EXERCISE TASK:
Don't include pictures. Quote the lines below from the first through the line that contains "const rightGrowth = ['+65%', '+22%'];".

RECORDED DATA:
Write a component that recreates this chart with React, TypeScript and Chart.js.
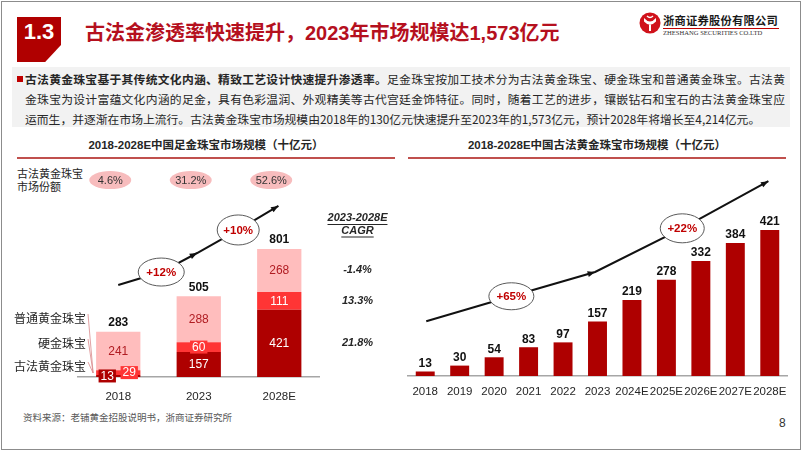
import React, { useEffect, useRef } from 'react';
import { Chart, registerables } from 'chart.js';

Chart.register(...registerables);

const FONT = '"Liberation Sans", "Noto Sans CJK SC", sans-serif';
const CJK = '"Noto Sans CJK SC", "Liberation Sans", sans-serif';

// ---------- data ----------
const leftCategories = ['2018', '2023', '2028E'];
const ancientGold = [13, 157, 421];
const hardGold = [29, 60, 111];
const regularGold = [241, 288, 268];
const leftTotals = [283, 505, 801];
const ancientShare = ['4.6%', '31.2%', '52.6%'];
const segmentNames = ['古法黄金珠宝', '硬金珠宝', '普通黄金珠宝'];
const segmentCagr = ['21.8%', '13.3%', '-1.4%'];
const leftGrowth = ['+12%', '+10%'];

const rightCategories = ['2018', '2019', '2020', '2021', '2022', '2023', '2024E', '2025E', '2026E', '2027E', '2028E'];
const ancientMarket = [13, 30, 54, 83, 97, 157, 219, 278, 332, 384, 421];
const rightGrowth = ['+65%', '+22%'];

// ---------- styles ----------
const DARK = '#AE0000';
const RED = '#FF3535';
const PINK = '#FFBDBD';

function arrowHead(ctx: CanvasRenderingContext2D, from: number[], to: number[], size = 8) {
  const a = Math.atan2(to[1] - from[1], to[0] - from[0]);
  ctx.beginPath();
  ctx.moveTo(to[0], to[1]);
  ctx.lineTo(to[0] - size * Math.cos(a - 0.38), to[1] - size * Math.sin(a - 0.38));
  ctx.lineTo(to[0] - size * Math.cos(a + 0.38), to[1] - size * Math.sin(a + 0.38));
  ctx.closePath();
  ctx.fill();
}

function drawGrowthArrow(chart: any, anchors: number[][], labels: string[], ellipseSizes: number[][]) {
  const { ctx, scales } = chart;
  const pts = anchors.map((p) => [scales.x.getPixelForValue(p[0]), scales.y.getPixelForValue(p[1])]);
  ctx.save();
  ctx.strokeStyle = '#111';
  ctx.fillStyle = '#111';
  ctx.lineWidth = 2;
  ctx.beginPath();
  pts.forEach((p, i) => (i ? ctx.lineTo(p[0], p[1]) : ctx.moveTo(p[0], p[1])));
  ctx.stroke();
  arrowHead(ctx, pts[1], pts[2]);
  arrowHead(ctx, pts[3], pts[4]);
  [1, 3].forEach((k, i) => {
    const [w, h] = ellipseSizes[i];
    ctx.beginPath();
    ctx.ellipse(pts[k][0], pts[k][1], w / 2, h / 2, 0, 0, Math.PI * 2);
    ctx.fillStyle = '#fff';
    ctx.fill();
    ctx.lineWidth = 1;
    ctx.strokeStyle = '#595959';
    ctx.stroke();
    ctx.fillStyle = '#C00000';
    ctx.font = `bold 11.5px ${FONT}`;
    ctx.textAlign = 'center';
    ctx.textBaseline = 'middle';
    ctx.fillText(labels[i], pts[k][0], pts[k][1] + 0.5);
  });
  ctx.restore();
}

const leftDecor = {
  id: 'leftDecor',
  afterDatasetsDraw(chart: any) {
    const { ctx, chartArea, scales } = chart;
    ctx.save();
    // segment labels
    const colors = [DARK, RED, PINK];
    chart.data.datasets.forEach((ds: any, di: number) => {
      const meta = chart.getDatasetMeta(di);
      meta.data.forEach((bar: any, i: number) => {
        const h = Math.abs(bar.base - bar.y);
        const cy = (bar.y + bar.base) / 2;
        let cx = bar.x;
        const txt = String(ds.data[i]);
        ctx.font = `12px ${FONT}`;
        ctx.textAlign = 'center';
        ctx.textBaseline = 'middle';
        if (h < 14) {
          if (h < 7) cx = bar.x + (di === 0 ? -11 : 11);
          const tw = ctx.measureText(txt).width + 4;
          ctx.fillStyle = colors[di];
          ctx.fillRect(cx - tw / 2, cy - 6.5, tw, 13);
        }
        ctx.fillStyle = di === 2 ? '#B01C22' : '#fff';
        ctx.fillText(txt, cx, cy + 0.5);
      });
    });
    // totals
    const topMeta = chart.getDatasetMeta(2);
    ctx.font = `bold 12px ${FONT}`;
    ctx.fillStyle = '#111';
    ctx.textBaseline = 'bottom';
    topMeta.data.forEach((bar: any, i: number) => {
      ctx.fillText(String(leftTotals[i]), bar.x, bar.y - 3);
    });
    // share ellipses
    const shareY = scales.y.getPixelForValue(1231);
    topMeta.data.forEach((bar: any, i: number) => {
      const ex = bar.x - 8;
      ctx.beginPath();
      ctx.ellipse(ex, shareY, 21, 9, 0, 0, Math.PI * 2);
      ctx.fillStyle = '#F7BCBD';
      ctx.fill();
      ctx.fillStyle = '#333';
      ctx.font = `11px ${FONT}`;
      ctx.textBaseline = 'middle';
      ctx.fillText(ancientShare[i], ex, shareY + 0.5);
    });
    // CAGR column
    const cx = chartArea.right + 38;
    ctx.font = `italic bold 11px ${FONT}`;
    ctx.fillStyle = '#262626';
    ctx.textAlign = 'center';
    ctx.textBaseline = 'middle';
    const heads = ['2023-2028E', 'CAGR'];
    heads.forEach((t, k) => {
      const yy = chartArea.top + 1 + k * 12.5;
      ctx.fillText(t, cx, yy);
      const w = ctx.measureText(t).width;
      ctx.fillRect(cx - w / 2, yy + 6, w, 1);
    });
    const last = leftCategories.length - 1;
    chart.data.datasets.forEach((_: any, di: number) => {
      const bar = chart.getDatasetMeta(di).data[last];
      ctx.fillText(segmentCagr[di], cx, (bar.y + bar.base) / 2);
    });
    // legend names with leader lines
    const first = chart.getDatasetMeta(0).data[0];
    const nameX = chartArea.left + 8;
    const nameY = [chartArea.bottom - 11, chartArea.bottom - 34, chartArea.bottom - 59];
    ctx.font = `12px ${CJK}`;
    ctx.textAlign = 'right';
    ctx.fillStyle = '#262626';
    segmentNames.forEach((n, di) => {
      ctx.fillText(n, nameX, nameY[di]);
    });
    ctx.strokeStyle = '#D9898B';
    ctx.lineWidth = 0.8;
    segmentNames.forEach((_, di) => {
      ctx.beginPath();
      ctx.moveTo(nameX + 2, nameY[di] - 4);
      ctx.lineTo(first.x - first.width / 2 - 3, chartArea.bottom - 4);
      ctx.stroke();
    });
    ctx.restore();
    drawGrowthArrow(
      chart,
      [[0, 575], [0.534, 656], [0.98, 775], [1.49, 919], [1.99, 1069]],
      leftGrowth,
      [[46, 28], [42, 30]]
    );
  },
};

const rightDecor = {
  id: 'rightDecor',
  afterDatasetsDraw(chart: any) {
    const { ctx } = chart;
    ctx.save();
    ctx.font = `bold 12px ${FONT}`;
    ctx.fillStyle = '#111';
    ctx.textAlign = 'center';
    ctx.textBaseline = 'bottom';
    chart.getDatasetMeta(0).data.forEach((bar: any, i: number) => {
      ctx.fillText(String(ancientMarket[i]), bar.x, bar.y - 2);
    });
    ctx.restore();
    drawGrowthArrow(
      chart,
      [[0.03, 158], [2.5, 230], [4.93, 300], [7.46, 426], [9.96, 562]],
      rightGrowth,
      [[45, 27], [44, 29]]
    );
  },
};

function LeftChart() {
  const ref = useRef<HTMLCanvasElement>(null);
  useEffect(() => {
    const chart = new Chart(ref.current as HTMLCanvasElement, {
      type: 'bar',
      data: {
        labels: leftCategories,
        datasets: [
          { label: segmentNames[0], data: ancientGold, backgroundColor: DARK },
          { label: segmentNames[1], data: hardGold, backgroundColor: RED },
          { label: segmentNames[2], data: regularGold, backgroundColor: PINK },
        ],
      },
      options: {
        responsive: false,
        animation: false,
        events: [],
        layout: { padding: { left: 78, right: 80.5, top: 217, bottom: 34.2 } },
        datasets: { bar: { categoryPercentage: 1, barPercentage: 0.55 } },
        plugins: { legend: { display: false }, tooltip: { enabled: false } },
        scales: {
          x: {
            stacked: true,
            grid: { display: false, drawTicks: false },
            border: { display: true, color: '#A6A6A6', width: 1.5 },
            ticks: { padding: 13, color: '#262626', font: { size: 11.5, family: FONT } },
          },
          y: { stacked: true, display: false, min: 0, max: 1000 },
        },
      } as any,
      plugins: [leftDecor],
    });
    return () => chart.destroy();
  }, []);
  return <canvas ref={ref} width={400} height={451} style={{ position: 'absolute', left: 0, top: 0 }} />;
}

function RightChart() {
  const ref = useRef<HTMLCanvasElement>(null);
  useEffect(() => {
    const chart = new Chart(ref.current as HTMLCanvasElement, {
      type: 'bar',
      data: {
        labels: rightCategories,
        datasets: [{ label: '古法黄金珠宝市场规模', data: ancientMarket, backgroundColor: DARK }],
      },
      options: {
        responsive: false,
        animation: false,
        events: [],
        layout: { padding: { left: 8, right: 15, top: 168, bottom: 43.2 } },
        datasets: { bar: { categoryPercentage: 1, barPercentage: 0.55 } },
        plugins: { legend: { display: false }, tooltip: { enabled: false } },
        scales: {
          x: {
            grid: { display: false, drawTicks: false },
            border: { display: true, color: '#A6A6A6', width: 1.5 },
            ticks: { padding: 9, color: '#262626', font: { size: 11.5, family: FONT }, autoSkip: false, maxRotation: 0 },
          },
          y: { display: false, min: 0, max: 600 },
        },
      } as any,
      plugins: [rightDecor],
    });
    return () => chart.destroy();
  }, []);
  return <canvas ref={ref} width={402} height={451} style={{ position: 'absolute', left: 400, top: 0 }} />;
}

const abs = (s: React.CSSProperties): React.CSSProperties => ({ position: 'absolute', ...s });

export default function App() {
  const lineStyle: React.CSSProperties = {
    position: 'absolute',
    left: 25,
    width: 760,
    fontSize: 11.8,
    lineHeight: '19.5px',
    fontFamily: CJK,
    color: '#262626',
    textAlign: 'justify',
    textAlignLast: 'justify' as any,
  };
  return (
    <div style={abs({ left: 0, top: 0, width: 802, height: 451, background: '#fff', overflow: 'hidden', fontFamily: FONT })}>
      <div style={abs({ left: 1, top: 1, width: 798, height: 447, border: '1px solid #8C8C8C' })} />
      {/* section badge */}
      <div
        style={abs({
          left: 17, top: 17, width: 44, height: 45, background: '#B00000',
          clipPath: 'polygon(0 0, 100% 0, 100% 62%, 64% 100%, 0 100%)',
        })}
      />
      <div style={abs({ left: 17, top: 19, width: 44, textAlign: 'center', color: '#fff', fontWeight: 'bold', fontSize: 22, lineHeight: '26px' })}>1.3</div>
      <div style={abs({ left: 85, top: 20, fontSize: 20, lineHeight: '26px', fontWeight: 'bold', color: '#B5101E', whiteSpace: 'nowrap' })}>
        古法金渗透率快速提升，2023年市场规模达1,573亿元
      </div>
      {/* logo */}
      <svg width="22" height="22" viewBox="0 0 22 22" style={abs({ left: 639, top: 12 })}>
        <circle cx="11" cy="11" r="10.5" fill="#D0121B" />
        <path d="M5 6 Q11 13 17 6 L17 9.5 Q11 16 5 9.5 Z" fill="#fff" />
        <rect x="10" y="12.5" width="2" height="6.5" fill="#fff" />
        <path d="M8 4 Q11 7 14 4" stroke="#fff" strokeWidth="1.4" fill="none" />
      </svg>
      <div style={abs({ left: 663, top: 12.5, fontSize: 11.3, lineHeight: '15px', fontWeight: 'bold', fontFamily: CJK, color: '#1a1a1a', letterSpacing: 0.2, whiteSpace: 'nowrap' })}>
        浙商证券股份有限公司
      </div>
      <div style={abs({ left: 663, top: 27.5, width: 116, height: 1, background: '#C00000' })} />
      <div style={abs({ left: 663, top: 29, fontSize: 6.6, lineHeight: '8px', fontFamily: '"Liberation Serif", serif', color: '#333', whiteSpace: 'nowrap' })}>
        ZHESHANG SECURITIES CO.LTD
      </div>
      {/* text box */}
      <div style={abs({ left: 12, top: 67, width: 778, height: 60, background: '#F2F2F2' })} />
      <div style={abs({ left: 17, top: 75.5, width: 6, height: 6, background: '#C00000' })} />
      <div style={{ ...lineStyle, top: 69 }}>
        <b>古法黄金珠宝基于其传统文化内涵、精致工艺设计快速提升渗透率。</b>足金珠宝按加工技术分为古法黄金珠宝、硬金珠宝和普通黄金珠宝。古法黄
      </div>
      <div style={{ ...lineStyle, top: 89 }}>
        金珠宝为设计富蕴文化内涵的足金，具有色彩温润、外观精美等古代宫廷金饰特征。同时，随着工艺的进步，镶嵌钻石和宝石的古法黄金珠宝应
      </div>
      <div style={{ ...lineStyle, top: 108.5, textAlignLast: 'left' as any }}>
        运而生，并逐渐在市场上流行。古法黄金珠宝市场规模由2018年的130亿元快速提升至2023年的1,573亿元，预计2028年将增长至4,214亿元。
      </div>
      {/* chart titles */}
      <div style={abs({ left: 17, top: 138, width: 378, textAlign: 'center', fontSize: 11.5, lineHeight: '15px', fontWeight: 'bold', color: '#262626', whiteSpace: 'nowrap' })}>
        2018-2028E中国足金珠宝市场规模（十亿元）
      </div>
      <div style={abs({ left: 17, top: 157, width: 378, height: 2, background: '#C0504D' })} />
      <div style={abs({ left: 408, top: 138, width: 378, textAlign: 'center', fontSize: 11.5, lineHeight: '15px', fontWeight: 'bold', color: '#262626', whiteSpace: 'nowrap' })}>
        2018-2028E中国古法黄金珠宝市场规模（十亿元）
      </div>
      <div style={abs({ left: 408, top: 157, width: 378, height: 2, background: '#C0504D' })} />
      <div style={abs({ left: 17, top: 167, fontSize: 11, lineHeight: '13px', fontFamily: CJK, color: '#262626', whiteSpace: 'nowrap' })}>
        古法黄金珠宝
        <br />
        市场份额
      </div>
      <div style={abs({ left: 23, top: 410, fontSize: 9.5, lineHeight: '14px', fontFamily: CJK, color: '#595959', whiteSpace: 'nowrap' })}>
        资料来源：老铺黄金招股说明书，浙商证券研究所
      </div>
      <div style={abs({ left: 779, top: 415, fontSize: 12, lineHeight: '16px', color: '#333' })}>8</div>
      <LeftChart />
      <RightChart />
    </div>
  );
}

FULL RESPONSE:
Write a component that recreates this chart with React, TypeScript and Chart.js.
import React, { useEffect, useRef } from 'react';
import { Chart, registerables } from 'chart.js';

Chart.register(...registerables);

const FONT = '"Liberation Sans", "Noto Sans CJK SC", sans-serif';
const CJK = '"Noto Sans CJK SC", "Liberation Sans", sans-serif';

// ---------- data ----------
const leftCategories = ['2018', '2023', '2028E'];
const ancientGold = [13, 157, 421];
const hardGold = [29, 60, 111];
const regularGold = [241, 288, 268];
const leftTotals = [283, 505, 801];
const ancientShare = ['4.6%', '31.2%', '52.6%'];
const segmentNames = ['古法黄金珠宝', '硬金珠宝', '普通黄金珠宝'];
const segmentCagr = ['21.8%', '13.3%', '-1.4%'];
const leftGrowth = ['+12%', '+10%'];

const rightCategories = ['2018', '2019', '2020', '2021', '2022', '2023', '2024E', '2025E', '2026E', '2027E', '2028E'];
const ancientMarket = [13, 30, 54, 83, 97, 157, 219, 278, 332, 384, 421];
const rightGrowth = ['+65%', '+22%'];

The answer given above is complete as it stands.